WHAT IS NEEDED: Word for word, restate every line of the material.

====================

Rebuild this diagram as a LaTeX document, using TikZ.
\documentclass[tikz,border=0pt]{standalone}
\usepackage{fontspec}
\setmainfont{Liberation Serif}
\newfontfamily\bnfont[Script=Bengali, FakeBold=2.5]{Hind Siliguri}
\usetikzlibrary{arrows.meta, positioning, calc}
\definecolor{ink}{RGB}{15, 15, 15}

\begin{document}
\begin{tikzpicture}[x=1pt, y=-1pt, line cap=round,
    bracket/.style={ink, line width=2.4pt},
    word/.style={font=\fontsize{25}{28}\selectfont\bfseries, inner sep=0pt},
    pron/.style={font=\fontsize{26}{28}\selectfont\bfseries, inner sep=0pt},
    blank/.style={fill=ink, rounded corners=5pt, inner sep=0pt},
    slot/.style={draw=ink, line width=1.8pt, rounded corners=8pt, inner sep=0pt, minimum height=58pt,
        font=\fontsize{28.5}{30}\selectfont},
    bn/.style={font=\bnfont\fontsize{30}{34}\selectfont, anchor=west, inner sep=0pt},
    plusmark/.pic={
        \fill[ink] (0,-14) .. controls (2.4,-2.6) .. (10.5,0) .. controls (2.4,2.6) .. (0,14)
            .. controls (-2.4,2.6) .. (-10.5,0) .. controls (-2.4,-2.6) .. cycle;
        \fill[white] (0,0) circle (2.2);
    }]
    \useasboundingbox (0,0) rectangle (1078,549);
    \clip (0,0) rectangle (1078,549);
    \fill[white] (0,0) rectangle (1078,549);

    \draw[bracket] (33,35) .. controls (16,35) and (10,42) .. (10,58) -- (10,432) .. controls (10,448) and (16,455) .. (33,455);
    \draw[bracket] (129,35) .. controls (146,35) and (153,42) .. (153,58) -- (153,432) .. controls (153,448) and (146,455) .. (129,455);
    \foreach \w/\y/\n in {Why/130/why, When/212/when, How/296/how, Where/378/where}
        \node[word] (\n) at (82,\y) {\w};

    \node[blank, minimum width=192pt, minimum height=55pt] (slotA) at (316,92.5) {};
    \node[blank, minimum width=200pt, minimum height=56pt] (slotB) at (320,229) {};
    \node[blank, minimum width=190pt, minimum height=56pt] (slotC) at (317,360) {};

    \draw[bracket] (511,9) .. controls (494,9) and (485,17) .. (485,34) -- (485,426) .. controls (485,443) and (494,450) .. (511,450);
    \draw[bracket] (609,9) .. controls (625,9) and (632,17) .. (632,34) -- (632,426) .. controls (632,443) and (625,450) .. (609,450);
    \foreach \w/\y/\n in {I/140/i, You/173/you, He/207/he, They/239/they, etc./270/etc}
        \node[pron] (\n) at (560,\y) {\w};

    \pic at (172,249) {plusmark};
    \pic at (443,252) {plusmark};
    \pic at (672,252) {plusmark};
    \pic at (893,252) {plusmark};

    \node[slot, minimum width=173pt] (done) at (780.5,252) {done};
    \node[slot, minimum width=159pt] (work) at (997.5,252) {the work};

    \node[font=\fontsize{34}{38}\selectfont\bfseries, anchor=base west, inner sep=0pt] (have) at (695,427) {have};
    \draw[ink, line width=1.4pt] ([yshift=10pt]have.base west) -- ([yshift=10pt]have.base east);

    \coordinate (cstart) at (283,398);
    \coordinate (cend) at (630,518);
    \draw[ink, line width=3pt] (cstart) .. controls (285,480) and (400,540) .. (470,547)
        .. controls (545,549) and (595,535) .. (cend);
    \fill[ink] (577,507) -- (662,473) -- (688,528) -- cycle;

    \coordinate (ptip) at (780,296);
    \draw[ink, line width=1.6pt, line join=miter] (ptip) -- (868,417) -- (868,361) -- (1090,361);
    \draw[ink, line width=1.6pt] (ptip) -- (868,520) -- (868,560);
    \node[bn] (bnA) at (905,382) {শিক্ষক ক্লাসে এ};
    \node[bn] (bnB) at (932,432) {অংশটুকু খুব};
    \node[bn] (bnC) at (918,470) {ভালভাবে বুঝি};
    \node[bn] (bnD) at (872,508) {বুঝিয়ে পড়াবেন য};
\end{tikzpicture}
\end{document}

====================

ANSWER IN FULL:
Rebuild this diagram as a LaTeX document, using TikZ.
\documentclass[tikz,border=0pt]{standalone}
\usepackage{fontspec}
\setmainfont{Liberation Serif}
\newfontfamily\bnfont[Script=Bengali, FakeBold=2.5]{Hind Siliguri}
\usetikzlibrary{arrows.meta, positioning, calc}
\definecolor{ink}{RGB}{15, 15, 15}

\begin{document}
\begin{tikzpicture}[x=1pt, y=-1pt, line cap=round,
    bracket/.style={ink, line width=2.4pt},
    word/.style={font=\fontsize{25}{28}\selectfont\bfseries, inner sep=0pt},
    pron/.style={font=\fontsize{26}{28}\selectfont\bfseries, inner sep=0pt},
    blank/.style={fill=ink, rounded corners=5pt, inner sep=0pt},
    slot/.style={draw=ink, line width=1.8pt, rounded corners=8pt, inner sep=0pt, minimum height=58pt,
        font=\fontsize{28.5}{30}\selectfont},
    bn/.style={font=\bnfont\fontsize{30}{34}\selectfont, anchor=west, inner sep=0pt},
    plusmark/.pic={
        \fill[ink] (0,-14) .. controls (2.4,-2.6) .. (10.5,0) .. controls (2.4,2.6) .. (0,14)
            .. controls (-2.4,2.6) .. (-10.5,0) .. controls (-2.4,-2.6) .. cycle;
        \fill[white] (0,0) circle (2.2);
    }]
    \useasboundingbox (0,0) rectangle (1078,549);
    \clip (0,0) rectangle (1078,549);
    \fill[white] (0,0) rectangle (1078,549);

    \draw[bracket] (33,35) .. controls (16,35) and (10,42) .. (10,58) -- (10,432) .. controls (10,448) and (16,455) .. (33,455);
    \draw[bracket] (129,35) .. controls (146,35) and (153,42) .. (153,58) -- (153,432) .. controls (153,448) and (146,455) .. (129,455);
    \foreach \w/\y/\n in {Why/130/why, When/212/when, How/296/how, Where/378/where}
        \node[word] (\n) at (82,\y) {\w};

    \node[blank, minimum width=192pt, minimum height=55pt] (slotA) at (316,92.5) {};
    \node[blank, minimum width=200pt, minimum height=56pt] (slotB) at (320,229) {};
    \node[blank, minimum width=190pt, minimum height=56pt] (slotC) at (317,360) {};

    \draw[bracket] (511,9) .. controls (494,9) and (485,17) .. (485,34) -- (485,426) .. controls (485,443) and (494,450) .. (511,450);
    \draw[bracket] (609,9) .. controls (625,9) and (632,17) .. (632,34) -- (632,426) .. controls (632,443) and (625,450) .. (609,450);
    \foreach \w/\y/\n in {I/140/i, You/173/you, He/207/he, They/239/they, etc./270/etc}
        \node[pron] (\n) at (560,\y) {\w};

    \pic at (172,249) {plusmark};
    \pic at (443,252) {plusmark};
    \pic at (672,252) {plusmark};
    \pic at (893,252) {plusmark};

    \node[slot, minimum width=173pt] (done) at (780.5,252) {done};
    \node[slot, minimum width=159pt] (work) at (997.5,252) {the work};

    \node[font=\fontsize{34}{38}\selectfont\bfseries, anchor=base west, inner sep=0pt] (have) at (695,427) {have};
    \draw[ink, line width=1.4pt] ([yshift=10pt]have.base west) -- ([yshift=10pt]have.base east);

    \coordinate (cstart) at (283,398);
    \coordinate (cend) at (630,518);
    \draw[ink, line width=3pt] (cstart) .. controls (285,480) and (400,540) .. (470,547)
        .. controls (545,549) and (595,535) .. (cend);
    \fill[ink] (577,507) -- (662,473) -- (688,528) -- cycle;

    \coordinate (ptip) at (780,296);
    \draw[ink, line width=1.6pt, line join=miter] (ptip) -- (868,417) -- (868,361) -- (1090,361);
    \draw[ink, line width=1.6pt] (ptip) -- (868,520) -- (868,560);
    \node[bn] (bnA) at (905,382) {শিক্ষক ক্লাসে এ};
    \node[bn] (bnB) at (932,432) {অংশটুকু খুব};
    \node[bn] (bnC) at (918,470) {ভালভাবে বুঝি};
    \node[bn] (bnD) at (872,508) {বুঝিয়ে পড়াবেন য};
\end{tikzpicture}
\end{document}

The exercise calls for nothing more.